Photo of power lines crossing a field taken on a standard Canon 5D Mark II camera with a wide-angle lens with XCSource 10 stop glass ND filter and Hitech 1, 2, and 3 stop plastic ND filters
ND filter stack

Photo of power lines crossing a field taken on a standard Canon 5D Mark II camera with SLR Magic Image Enhancer Pro UVIR cut filter, XCSource 10 stop glass ND filter and Hitech 1, 2, and 3 stop plastic ND filters
SLR Magic Image Enhancer Pro + ND filter stack

Photo of power lines crossing a field taken on a standard Canon 5D Mark II camera with Schott BG40 IR cut filter, XCSource 10 stop glass ND filter and Hitech 1, 2, and 3 stop plastic ND filters
Schott BG40 + ND filter stack

Well, it looks like we don't get the yellow hotspot with an unconverted camera, but on the other hand it doesn't look like the SLR Magic filter makes much difference at all. The BG40 doesn't look very effective.

Conclusion

My search for a UVIR cut filter that will make a full spectrum converted camera render images the same as an unconverted 'normal' camera goes on. Although the BG40 has a strong colour cast, the fact that it is consistent across the image rather than the cyan in the corners, yellow in the centre like the SLR Magic filter makes it preferable to me for wide-angle work. And the B+W 486 works fine for non-wide shots.

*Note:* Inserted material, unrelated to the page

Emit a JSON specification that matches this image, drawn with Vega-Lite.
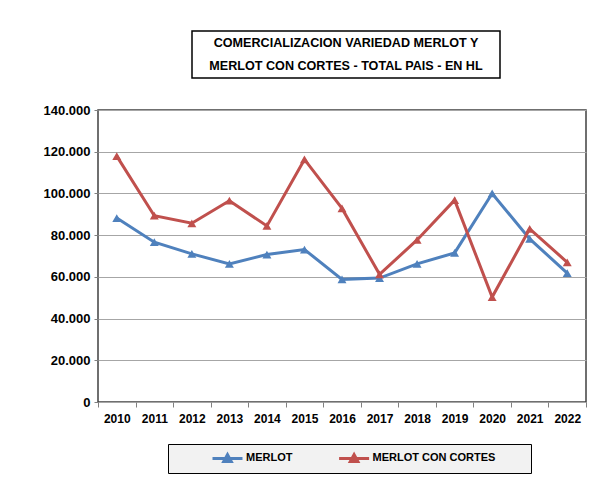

SLR Magic Image Enhancer Pro filter in supplied plastic case
The filter comes in a plastic case

Quite possibly the Image Enhancer Pro does the job of removing IR contamination on cine cameras when used with ND filters. But I have no cine camera, so can't exactly test that. For the purposes I bought it for, unfortunately it isn't that great.

PS If anyone knows what the yellow centre would be caused by, I'd be interested to know.